■ What is required:
Answer with a single number: the count of lines that hold "React".

§ §

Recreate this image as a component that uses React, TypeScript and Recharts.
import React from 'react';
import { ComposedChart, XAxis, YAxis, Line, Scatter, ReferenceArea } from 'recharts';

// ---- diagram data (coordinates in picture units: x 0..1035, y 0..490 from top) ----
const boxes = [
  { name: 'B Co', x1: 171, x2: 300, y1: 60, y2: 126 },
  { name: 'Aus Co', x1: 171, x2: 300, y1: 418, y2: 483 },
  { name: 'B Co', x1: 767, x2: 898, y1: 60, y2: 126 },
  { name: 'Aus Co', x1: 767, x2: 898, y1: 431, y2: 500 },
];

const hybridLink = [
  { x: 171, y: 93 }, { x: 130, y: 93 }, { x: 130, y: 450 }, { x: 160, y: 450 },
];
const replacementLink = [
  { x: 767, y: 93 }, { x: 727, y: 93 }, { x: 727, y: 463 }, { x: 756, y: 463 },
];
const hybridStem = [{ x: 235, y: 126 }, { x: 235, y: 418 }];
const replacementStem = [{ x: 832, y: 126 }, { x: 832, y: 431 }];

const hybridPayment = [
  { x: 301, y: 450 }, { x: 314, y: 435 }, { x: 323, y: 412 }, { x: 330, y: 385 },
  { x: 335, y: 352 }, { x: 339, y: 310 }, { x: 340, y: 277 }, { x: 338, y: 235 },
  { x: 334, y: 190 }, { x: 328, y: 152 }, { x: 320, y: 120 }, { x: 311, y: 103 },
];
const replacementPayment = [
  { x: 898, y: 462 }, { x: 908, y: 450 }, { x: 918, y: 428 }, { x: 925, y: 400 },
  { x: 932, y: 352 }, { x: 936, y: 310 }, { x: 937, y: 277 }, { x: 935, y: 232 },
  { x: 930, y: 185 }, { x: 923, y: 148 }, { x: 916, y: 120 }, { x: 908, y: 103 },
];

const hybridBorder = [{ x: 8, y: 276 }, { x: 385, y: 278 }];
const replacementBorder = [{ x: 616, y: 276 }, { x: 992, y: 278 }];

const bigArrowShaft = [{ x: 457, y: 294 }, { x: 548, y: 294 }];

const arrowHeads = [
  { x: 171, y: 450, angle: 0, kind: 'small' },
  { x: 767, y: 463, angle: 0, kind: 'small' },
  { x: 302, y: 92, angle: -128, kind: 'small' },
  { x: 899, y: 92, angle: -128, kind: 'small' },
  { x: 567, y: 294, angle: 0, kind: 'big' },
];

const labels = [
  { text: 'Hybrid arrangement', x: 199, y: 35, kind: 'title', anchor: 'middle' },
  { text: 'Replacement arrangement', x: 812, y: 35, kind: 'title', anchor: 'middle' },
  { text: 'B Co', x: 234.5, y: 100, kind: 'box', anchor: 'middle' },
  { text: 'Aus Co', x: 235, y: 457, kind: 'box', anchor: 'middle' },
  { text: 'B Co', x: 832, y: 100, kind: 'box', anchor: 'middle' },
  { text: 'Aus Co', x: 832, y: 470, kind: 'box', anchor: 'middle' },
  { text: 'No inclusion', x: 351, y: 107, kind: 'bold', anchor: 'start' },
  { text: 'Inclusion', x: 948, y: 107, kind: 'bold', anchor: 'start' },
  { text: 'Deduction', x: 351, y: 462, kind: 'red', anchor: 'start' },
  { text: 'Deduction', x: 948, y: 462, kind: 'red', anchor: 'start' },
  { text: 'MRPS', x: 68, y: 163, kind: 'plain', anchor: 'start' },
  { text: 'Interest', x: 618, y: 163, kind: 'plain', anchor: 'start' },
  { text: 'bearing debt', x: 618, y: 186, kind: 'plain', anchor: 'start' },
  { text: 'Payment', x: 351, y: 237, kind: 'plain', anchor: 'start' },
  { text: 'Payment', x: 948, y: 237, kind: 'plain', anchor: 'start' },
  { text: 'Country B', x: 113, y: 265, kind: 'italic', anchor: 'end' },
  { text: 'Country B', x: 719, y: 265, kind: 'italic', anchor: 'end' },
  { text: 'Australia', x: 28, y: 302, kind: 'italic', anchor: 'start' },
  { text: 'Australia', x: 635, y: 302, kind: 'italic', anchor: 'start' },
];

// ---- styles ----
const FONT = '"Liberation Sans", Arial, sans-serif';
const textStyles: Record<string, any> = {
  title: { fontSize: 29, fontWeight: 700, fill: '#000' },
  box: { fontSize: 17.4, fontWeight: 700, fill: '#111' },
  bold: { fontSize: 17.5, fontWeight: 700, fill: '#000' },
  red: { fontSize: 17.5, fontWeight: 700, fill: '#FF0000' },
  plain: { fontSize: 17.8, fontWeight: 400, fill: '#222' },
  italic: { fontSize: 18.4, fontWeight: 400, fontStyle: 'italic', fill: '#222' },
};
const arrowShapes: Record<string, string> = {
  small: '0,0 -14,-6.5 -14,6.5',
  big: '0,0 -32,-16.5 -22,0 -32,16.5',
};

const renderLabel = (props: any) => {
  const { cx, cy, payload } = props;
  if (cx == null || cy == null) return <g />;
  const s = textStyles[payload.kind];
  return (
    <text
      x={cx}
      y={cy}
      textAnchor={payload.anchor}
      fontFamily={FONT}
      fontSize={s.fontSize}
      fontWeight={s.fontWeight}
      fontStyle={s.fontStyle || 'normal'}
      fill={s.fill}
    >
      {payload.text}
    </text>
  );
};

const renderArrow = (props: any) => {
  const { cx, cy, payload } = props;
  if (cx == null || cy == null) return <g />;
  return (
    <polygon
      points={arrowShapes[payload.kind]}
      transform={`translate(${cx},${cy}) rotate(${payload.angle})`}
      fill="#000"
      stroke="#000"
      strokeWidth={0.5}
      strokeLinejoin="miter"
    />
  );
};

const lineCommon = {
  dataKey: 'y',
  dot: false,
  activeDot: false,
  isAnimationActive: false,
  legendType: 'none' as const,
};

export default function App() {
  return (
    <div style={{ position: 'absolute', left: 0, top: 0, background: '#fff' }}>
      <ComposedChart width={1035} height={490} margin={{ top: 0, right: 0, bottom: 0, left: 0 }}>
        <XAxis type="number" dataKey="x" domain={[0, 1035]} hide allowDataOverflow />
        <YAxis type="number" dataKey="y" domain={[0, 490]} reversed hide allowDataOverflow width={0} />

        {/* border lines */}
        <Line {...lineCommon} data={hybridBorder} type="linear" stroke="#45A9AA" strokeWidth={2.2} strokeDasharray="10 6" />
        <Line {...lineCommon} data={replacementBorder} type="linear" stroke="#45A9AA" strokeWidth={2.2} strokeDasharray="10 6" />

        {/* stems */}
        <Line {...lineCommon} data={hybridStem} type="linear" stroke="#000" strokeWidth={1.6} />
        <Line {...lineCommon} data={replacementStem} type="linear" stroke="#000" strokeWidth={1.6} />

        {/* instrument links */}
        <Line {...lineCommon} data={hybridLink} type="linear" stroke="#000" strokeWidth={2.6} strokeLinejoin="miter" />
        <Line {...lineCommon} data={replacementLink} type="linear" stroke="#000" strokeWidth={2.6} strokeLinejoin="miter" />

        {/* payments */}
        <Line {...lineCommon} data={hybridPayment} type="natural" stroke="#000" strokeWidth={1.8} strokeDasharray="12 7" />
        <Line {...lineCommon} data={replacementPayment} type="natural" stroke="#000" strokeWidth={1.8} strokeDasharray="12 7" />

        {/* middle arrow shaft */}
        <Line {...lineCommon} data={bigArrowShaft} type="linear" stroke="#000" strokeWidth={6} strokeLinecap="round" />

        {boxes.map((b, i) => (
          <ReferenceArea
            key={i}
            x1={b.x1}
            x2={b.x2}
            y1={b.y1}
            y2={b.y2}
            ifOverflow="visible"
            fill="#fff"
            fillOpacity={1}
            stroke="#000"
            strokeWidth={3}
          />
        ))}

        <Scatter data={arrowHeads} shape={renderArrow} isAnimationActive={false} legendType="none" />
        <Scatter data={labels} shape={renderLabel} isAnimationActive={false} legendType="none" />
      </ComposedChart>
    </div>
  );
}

§ §

■ Response below:
2